• GIVEN EXERCISE: Pictures stay out of this copy, which runs from the first line of the material through the line containing "for (let w = insetFirstWeek;".

-------- DATA

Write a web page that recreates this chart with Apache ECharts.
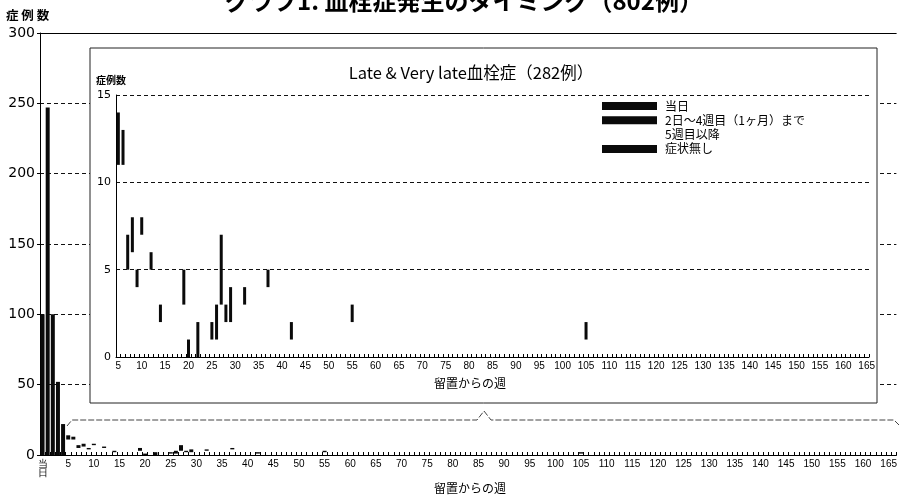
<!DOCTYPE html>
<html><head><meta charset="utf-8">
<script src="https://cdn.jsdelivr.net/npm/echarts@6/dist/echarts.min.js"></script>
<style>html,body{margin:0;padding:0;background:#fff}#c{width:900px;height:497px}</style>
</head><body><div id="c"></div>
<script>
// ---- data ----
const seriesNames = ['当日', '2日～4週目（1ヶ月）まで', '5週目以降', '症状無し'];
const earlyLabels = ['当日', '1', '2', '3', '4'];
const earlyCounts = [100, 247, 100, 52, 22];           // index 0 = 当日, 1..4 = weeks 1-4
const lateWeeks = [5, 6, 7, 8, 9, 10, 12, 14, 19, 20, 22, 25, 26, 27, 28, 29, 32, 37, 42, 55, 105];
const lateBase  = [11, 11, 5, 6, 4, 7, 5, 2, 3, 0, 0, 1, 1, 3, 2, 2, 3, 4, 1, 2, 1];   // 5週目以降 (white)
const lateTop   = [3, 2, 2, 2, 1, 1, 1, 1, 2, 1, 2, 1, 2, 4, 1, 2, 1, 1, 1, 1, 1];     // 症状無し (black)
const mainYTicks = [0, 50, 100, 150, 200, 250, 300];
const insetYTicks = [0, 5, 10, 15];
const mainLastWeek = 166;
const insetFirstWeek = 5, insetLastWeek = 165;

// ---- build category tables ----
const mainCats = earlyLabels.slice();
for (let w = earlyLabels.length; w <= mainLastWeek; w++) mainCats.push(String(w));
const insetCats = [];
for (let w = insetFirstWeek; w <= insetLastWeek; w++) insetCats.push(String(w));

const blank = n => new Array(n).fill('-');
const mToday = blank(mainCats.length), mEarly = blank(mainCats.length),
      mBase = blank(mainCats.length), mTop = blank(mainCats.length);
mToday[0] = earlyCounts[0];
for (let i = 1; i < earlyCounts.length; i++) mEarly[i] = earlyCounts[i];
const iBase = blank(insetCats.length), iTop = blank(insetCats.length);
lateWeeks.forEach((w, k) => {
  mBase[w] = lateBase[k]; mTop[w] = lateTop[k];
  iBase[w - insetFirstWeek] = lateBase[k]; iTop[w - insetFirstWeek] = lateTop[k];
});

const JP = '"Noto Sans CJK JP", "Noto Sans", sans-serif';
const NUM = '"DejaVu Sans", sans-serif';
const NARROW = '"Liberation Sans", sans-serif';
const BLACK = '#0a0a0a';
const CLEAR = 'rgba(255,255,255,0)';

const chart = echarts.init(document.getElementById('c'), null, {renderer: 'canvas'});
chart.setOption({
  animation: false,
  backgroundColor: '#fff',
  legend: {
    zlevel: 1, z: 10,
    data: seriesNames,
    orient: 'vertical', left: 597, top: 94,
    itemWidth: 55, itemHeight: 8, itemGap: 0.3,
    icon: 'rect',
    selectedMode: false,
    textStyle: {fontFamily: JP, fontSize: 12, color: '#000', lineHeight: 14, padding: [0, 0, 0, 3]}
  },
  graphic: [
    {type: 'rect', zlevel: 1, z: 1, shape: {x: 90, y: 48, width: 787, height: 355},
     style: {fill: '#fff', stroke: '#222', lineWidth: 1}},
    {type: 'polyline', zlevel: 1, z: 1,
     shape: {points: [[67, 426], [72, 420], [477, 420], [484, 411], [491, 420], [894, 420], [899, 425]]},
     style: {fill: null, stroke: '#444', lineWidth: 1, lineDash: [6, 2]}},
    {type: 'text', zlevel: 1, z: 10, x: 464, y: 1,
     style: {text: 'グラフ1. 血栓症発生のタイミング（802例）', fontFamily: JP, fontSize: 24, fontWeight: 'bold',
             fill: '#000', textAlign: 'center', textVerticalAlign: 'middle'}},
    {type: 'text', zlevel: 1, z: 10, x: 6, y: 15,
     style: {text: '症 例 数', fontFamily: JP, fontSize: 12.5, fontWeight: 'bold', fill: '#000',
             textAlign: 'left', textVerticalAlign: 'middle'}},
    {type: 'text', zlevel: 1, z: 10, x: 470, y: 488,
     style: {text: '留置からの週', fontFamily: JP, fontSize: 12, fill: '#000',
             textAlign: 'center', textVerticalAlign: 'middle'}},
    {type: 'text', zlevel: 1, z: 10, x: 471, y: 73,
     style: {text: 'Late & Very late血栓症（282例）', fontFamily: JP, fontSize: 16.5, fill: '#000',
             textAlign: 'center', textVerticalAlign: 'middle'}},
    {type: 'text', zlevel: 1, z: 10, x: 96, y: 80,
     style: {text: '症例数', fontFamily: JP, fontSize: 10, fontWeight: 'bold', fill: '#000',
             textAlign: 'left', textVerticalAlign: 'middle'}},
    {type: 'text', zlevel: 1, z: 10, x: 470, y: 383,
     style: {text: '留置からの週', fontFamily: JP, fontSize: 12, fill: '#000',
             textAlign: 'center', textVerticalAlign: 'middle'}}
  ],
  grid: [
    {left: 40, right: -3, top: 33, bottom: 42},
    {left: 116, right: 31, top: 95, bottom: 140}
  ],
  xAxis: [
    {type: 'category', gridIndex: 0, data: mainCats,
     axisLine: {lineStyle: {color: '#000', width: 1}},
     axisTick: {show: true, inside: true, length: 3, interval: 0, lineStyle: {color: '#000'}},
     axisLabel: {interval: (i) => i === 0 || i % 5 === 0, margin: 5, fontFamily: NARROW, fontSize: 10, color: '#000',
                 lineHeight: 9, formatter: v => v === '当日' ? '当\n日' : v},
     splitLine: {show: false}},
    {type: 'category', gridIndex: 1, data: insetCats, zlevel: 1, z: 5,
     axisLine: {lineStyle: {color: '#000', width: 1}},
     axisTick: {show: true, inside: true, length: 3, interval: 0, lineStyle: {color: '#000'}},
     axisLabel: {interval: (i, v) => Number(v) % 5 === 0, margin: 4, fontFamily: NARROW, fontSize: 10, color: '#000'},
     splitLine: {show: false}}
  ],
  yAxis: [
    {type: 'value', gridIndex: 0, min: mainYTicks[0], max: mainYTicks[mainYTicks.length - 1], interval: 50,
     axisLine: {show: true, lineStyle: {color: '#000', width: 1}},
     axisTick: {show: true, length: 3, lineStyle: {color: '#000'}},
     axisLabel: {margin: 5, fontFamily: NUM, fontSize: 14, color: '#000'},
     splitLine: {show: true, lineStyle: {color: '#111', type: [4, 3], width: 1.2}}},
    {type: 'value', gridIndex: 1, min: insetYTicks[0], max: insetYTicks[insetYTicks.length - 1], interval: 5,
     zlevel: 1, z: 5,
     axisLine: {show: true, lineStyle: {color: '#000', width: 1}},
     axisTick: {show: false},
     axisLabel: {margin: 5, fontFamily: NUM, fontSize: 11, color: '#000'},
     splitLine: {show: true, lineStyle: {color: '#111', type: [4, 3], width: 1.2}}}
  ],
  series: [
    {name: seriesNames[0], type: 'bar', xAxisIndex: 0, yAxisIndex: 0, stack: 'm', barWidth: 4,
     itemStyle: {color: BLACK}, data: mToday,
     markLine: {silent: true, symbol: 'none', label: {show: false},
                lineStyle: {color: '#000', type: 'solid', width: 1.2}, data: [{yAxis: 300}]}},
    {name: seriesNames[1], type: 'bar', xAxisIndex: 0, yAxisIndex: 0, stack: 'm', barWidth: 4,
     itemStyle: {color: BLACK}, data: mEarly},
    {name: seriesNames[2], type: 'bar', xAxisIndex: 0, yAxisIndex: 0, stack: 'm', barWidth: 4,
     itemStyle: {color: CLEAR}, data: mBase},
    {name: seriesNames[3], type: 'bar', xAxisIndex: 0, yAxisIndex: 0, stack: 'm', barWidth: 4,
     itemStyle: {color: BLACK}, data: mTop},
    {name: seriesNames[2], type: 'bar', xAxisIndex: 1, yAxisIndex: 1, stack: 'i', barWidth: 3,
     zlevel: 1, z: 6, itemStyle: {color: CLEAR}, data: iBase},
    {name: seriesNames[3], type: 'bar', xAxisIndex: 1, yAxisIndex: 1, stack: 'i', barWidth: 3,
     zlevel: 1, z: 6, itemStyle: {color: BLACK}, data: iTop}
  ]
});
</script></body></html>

----------------

• SOLUTION FOR THIS EXERCISE:
Write a web page that recreates this chart with Apache ECharts.
<!DOCTYPE html>
<html><head><meta charset="utf-8">
<script src="https://cdn.jsdelivr.net/npm/echarts@6/dist/echarts.min.js"></script>
<style>html,body{margin:0;padding:0;background:#fff}#c{width:900px;height:497px}</style>
</head><body><div id="c"></div>
<script>
// ---- data ----
const seriesNames = ['当日', '2日～4週目（1ヶ月）まで', '5週目以降', '症状無し'];
const earlyLabels = ['当日', '1', '2', '3', '4'];
const earlyCounts = [100, 247, 100, 52, 22];           // index 0 = 当日, 1..4 = weeks 1-4
const lateWeeks = [5, 6, 7, 8, 9, 10, 12, 14, 19, 20, 22, 25, 26, 27, 28, 29, 32, 37, 42, 55, 105];
const lateBase  = [11, 11, 5, 6, 4, 7, 5, 2, 3, 0, 0, 1, 1, 3, 2, 2, 3, 4, 1, 2, 1];   // 5週目以降 (white)
const lateTop   = [3, 2, 2, 2, 1, 1, 1, 1, 2, 1, 2, 1, 2, 4, 1, 2, 1, 1, 1, 1, 1];     // 症状無し (black)
const mainYTicks = [0, 50, 100, 150, 200, 250, 300];
const insetYTicks = [0, 5, 10, 15];
const mainLastWeek = 166;
const insetFirstWeek = 5, insetLastWeek = 165;

// ---- build category tables ----
const mainCats = earlyLabels.slice();
for (let w = earlyLabels.length; w <= mainLastWeek; w++) mainCats.push(String(w));
const insetCats = [];
for (let w = insetFirstWeek; w <= insetLastWeek; w++) insetCats.push(String(w));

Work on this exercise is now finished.